• _EXERCISE AIM_
Starting with the first line of the data below, copy each line up to and including the one containing "80, 90, 100];". Pictures stay out.

•••••

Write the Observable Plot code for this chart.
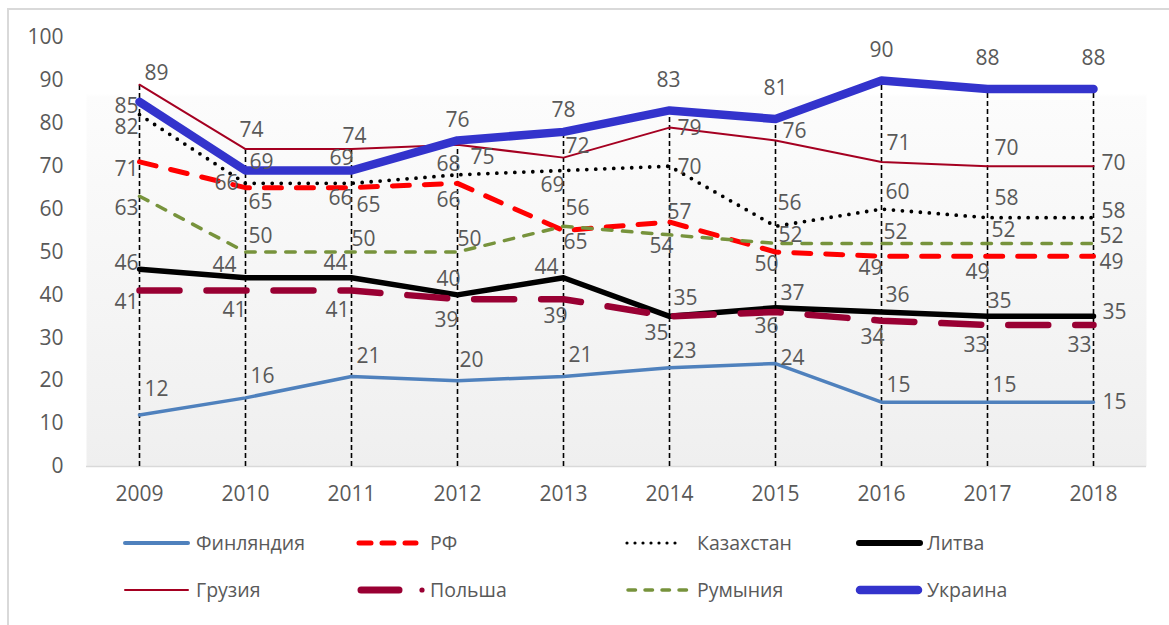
<!DOCTYPE html>
<html>
<head>
<meta charset="utf-8">
<script src="https://cdn.jsdelivr.net/npm/d3@7"></script>
<script src="https://cdn.jsdelivr.net/npm/@observablehq/plot@0.6"></script>
<style>
  body { margin: 0; background: #fff; font-family: "Open Sans", sans-serif; }
  #frame { position: absolute; left: 7px; top: 8px; width: 1180px; height: 640px;
           border-left: 2px solid #d9d9d9; border-top: 2px solid #d9d9d9; }
  #chart { position: absolute; left: 0; top: 0; }
  #legend { position: absolute; left: 0; top: 520px; }
</style>
</head>
<body>
<div id="frame"></div>
<div id="chart"></div>
<div id="legend"></div>
<script>
// ---- Data ----
const years = ["2009", "2010", "2011", "2012", "2013", "2014", "2015", "2016", "2017", "2018"];
const yTicks = [0, 10, 20, 30, 40, 50, 60, 70, 80, 90, 100];

const finland    = [12, 16, 21, 20, 21, 23, 24, 15, 15, 15];
const rf         = [71, 65, 65, 66, 55, 57, 50, 49, 49, 49];
const rfLabels   = ["71", "65", "65", "66", "65", "57", "50", "49", "49", "49"];
const kazakhstan = [82, 66, 66, 68, 69, 70, 56, 60, 58, 58];
const lithuania  = [46, 44, 44, 40, 44, 35, 37, 36, 35, 35];
const georgia    = [89, 74, 74, 75, 72, 79, 76, 71, 70, 70];
const poland     = [41, 41, 41, 39, 39, 35, 36, 34, 33, 33];
const romania    = [63, 50, 50, 50, 56, 54, 52, 52, 52, 52];
const ukraine    = [85, 69, 69, 76, 78, 83, 81, 90, 88, 88];

const seriesNames = ["Финляндия", "РФ", "Казахстан", "Литва", "Грузия", "Польша", "Румыния", "Украина"];
const seriesValues = [finland, rf, kazakhstan, lithuania, georgia, poland, romania, ukraine];
const seriesLabels = [null, rfLabels, null, null, null, null, null, null];

// ---- Styles ----
const styles = {
  "Финляндия": {color: "#4f81bd", width: 3.5, dash: null, legendDash: null},
  "РФ":        {color: "#ff0000", width: 5, dash: "17,15", legendDash: "12,11"},
  "Казахстан": {color: "#000000", width: 3.8, dash: "0,9", legendDash: "0,8"},
  "Литва":     {color: "#000000", width: 5.5, dash: null, legendDash: null},
  "Грузия":    {color: "#a50021", width: 2, dash: null, legendDash: null},
  "Польша":    {color: "#990033", width: 6.5, dash: "40,27", legendDash: null},
  "Румыния":   {color: "#77933c", width: 3.5, dash: "9.5,10.5", legendDash: "7.5,9.5"},
  "Украина":   {color: "#3333cc", width: 8.5, dash: null, legendDash: null}
};

// label placement: [anchor, dx, dy]
const placement = {
  "Финляндия": [["s",5,-26],["s",5,-22],["s",5,-20],["s",2,-20],["s",5,-21],["s",3,-17],["s",5,-5],["s",5,-17],["s",5,-17],["s",9,0]],
  "Грузия":    [["s",5,-11],["m",6,-19],["m",3,-13],["s",13,13],["s",2,-11],["s",8,1],["s",7,-9],["s",5,-19],["s",7,-18],["s",8,-3]],
  "Украина":   [["e",-1,4],["s",4,-8],["e",2,-12],["m",0,-20],["m",0,-22],["m",-1,-30],["m",0,-31],["m",0,-30],["m",0,-31],["m",0,-31]],
  "Казахстан": [["e",-1,13],["e",-7,0],["e",1,15],["e",3,-11],["e",1,15],["s",8,1],["s",2,-23],["s",4,-17],["s",7,-19],["s",8,-6]],
  "РФ":        [["e",-1,7],["s",3,15],["s",5,18],["e",3,17],["s",0,12],["s",-2,-10],["e",3,12],["e",1,12],["e",2,16],["s",6,6]],
  "Румыния":   [["e",-1,12],["s",3,-16],["s",0,-13],["s",0,-13],["s",2,-18],["e",4,11],["s",3,-8],["s",2,-11],["s",4,-13],["s",6,-7]],
  "Литва":     [["e",-1,-6],["e",-9,-12],["e",-4,-14],["e",3,-16],["e",-5,-10],["s",4,-18],["s",5,-15],["s",4,-17],["s",0,-15],["s",9,-4]],
  "Польша":    [["e",-1,12],["e",1,20],["e",-2,20],["e",1,21],["e",4,17],["e",-1,17],["e",3,14],["e",3,17],["e",0,20],["e",-2,20]]
};
const anchorMap = {s: "start", e: "end", m: "middle"};

// ---- Build tables ----
const rows = [];
seriesNames.forEach((name, si) => {
  seriesValues[si].forEach((v, i) => {
    rows.push({series: name, year: years[i], value: v,
               label: seriesLabels[si] ? seriesLabels[si][i] : String(v),
               place: placement[name][i]});
  });
});
const drops = years.map((y, i) => ({year: y, max: d3.max(seriesValues, s => s[i])}));

const marks = [
  Plot.frame({fill: "url(#plotbg)", stroke: "none"}),
  Plot.ruleY([0], {stroke: "#d9d9d9", strokeWidth: 1.5}),
  Plot.ruleX(drops, {x: "year", y1: 0, y2: "max", stroke: "#000", strokeWidth: 1.6, strokeDasharray: "5,3"})
];
seriesNames.forEach(name => {
  const st = styles[name];
  marks.push(Plot.line(rows.filter(r => r.series === name), {
    x: "year", y: "value", stroke: st.color, strokeWidth: st.width,
    strokeDasharray: st.dash || undefined, strokeLinecap: "round", strokeLinejoin: "round"
  }));
});
rows.forEach(r => {
  marks.push(Plot.text([r], {
    x: "year", y: "value", text: "label",
    textAnchor: anchorMap[r.place[0]], dx: r.place[1], dy: r.place[2],
    fill: "#595959", fontSize: 21
  }));
});

const chart = Plot.plot({
  width: 1169,
  height: 520,
  marginLeft: 86,
  marginRight: 23,
  marginTop: 37,
  marginBottom: 54,
  style: {fontFamily: "'Open Sans', sans-serif", fontSize: "21px", color: "#595959", background: "transparent"},
  x: {type: "point", domain: years, padding: 0.5, tickSize: 0, tickPadding: 20, label: null},
  y: {domain: [0, 100], ticks: yTicks, tickSize: 0, tickPadding: 23, label: null},
  marks
});

// gradient for plot background
const ns = "http://www.w3.org/2000/svg";
const defs = document.createElementNS(ns, "defs");
defs.innerHTML = `<linearGradient id="plotbg" x1="0" y1="0" x2="0" y2="1">
  <stop offset="0" stop-color="#ffffff"/>
  <stop offset="0.13" stop-color="#ffffff"/>
  <stop offset="0.14" stop-color="#fcfcfc"/>
  <stop offset="1" stop-color="#efefef"/>
</linearGradient>`;
chart.insertBefore(defs, chart.firstChild);
document.getElementById("chart").appendChild(chart);

// ---- Legend ----
const legendLayout = [
  {name: "Финляндия", x1: 125, x2: 188, tx: 196, row: 0},
  {name: "РФ",        x1: 359, x2: 416, tx: 430, row: 0},
  {name: "Казахстан", x1: 627, x2: 683, tx: 697, row: 0},
  {name: "Литва",     x1: 859, x2: 920, tx: 927, row: 0},
  {name: "Грузия",    x1: 125, x2: 188, tx: 196, row: 1},
  {name: "Польша",    x1: 361, x2: 399, tx: 430, row: 1, dot: 422},
  {name: "Румыния",   x1: 628, x2: 688, tx: 697, row: 1},
  {name: "Украина",   x1: 860, x2: 918, tx: 927, row: 1}
];
const rowY = [23, 70];
const lsvg = d3.select("#legend").append("svg").attr("width", 1169).attr("height", 105)
  .style("font-family", "'Open Sans', sans-serif");
legendLayout.forEach(e => {
  const st = styles[e.name];
  const y = rowY[e.row];
  const w = e.name === "Украина" ? 8.5 : e.name === "Литва" ? 6 : e.name === "Польша" ? 7 : e.name === "Финляндия" ? 4 : e.name === "Казахстан" ? 3.2 : st.width;
  lsvg.append("line").attr("x1", e.x1).attr("x2", e.x2).attr("y1", y).attr("y2", y)
    .attr("stroke", st.color).attr("stroke-width", w).attr("stroke-linecap", "round")
    .attr("stroke-dasharray", st.legendDash || null);
  if (e.dot) lsvg.append("circle").attr("cx", e.dot).attr("cy", y).attr("r", 2.6).attr("fill", st.color);
  lsvg.append("text").attr("x", e.tx).attr("y", y).attr("dy", "0.35em")
    .attr("fill", "#595959").attr("font-size", 19.5).text(e.name);
});
</script>
</body>
</html>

•••••

• _EXPECTED ANSWER_
Write the Observable Plot code for this chart.
<!DOCTYPE html>
<html>
<head>
<meta charset="utf-8">
<script src="https://cdn.jsdelivr.net/npm/d3@7"></script>
<script src="https://cdn.jsdelivr.net/npm/@observablehq/plot@0.6"></script>
<style>
  body { margin: 0; background: #fff; font-family: "Open Sans", sans-serif; }
  #frame { position: absolute; left: 7px; top: 8px; width: 1180px; height: 640px;
           border-left: 2px solid #d9d9d9; border-top: 2px solid #d9d9d9; }
  #chart { position: absolute; left: 0; top: 0; }
  #legend { position: absolute; left: 0; top: 520px; }
</style>
</head>
<body>
<div id="frame"></div>
<div id="chart"></div>
<div id="legend"></div>
<script>
// ---- Data ----
const years = ["2009", "2010", "2011", "2012", "2013", "2014", "2015", "2016", "2017", "2018"];
const yTicks = [0, 10, 20, 30, 40, 50, 60, 70, 80, 90, 100];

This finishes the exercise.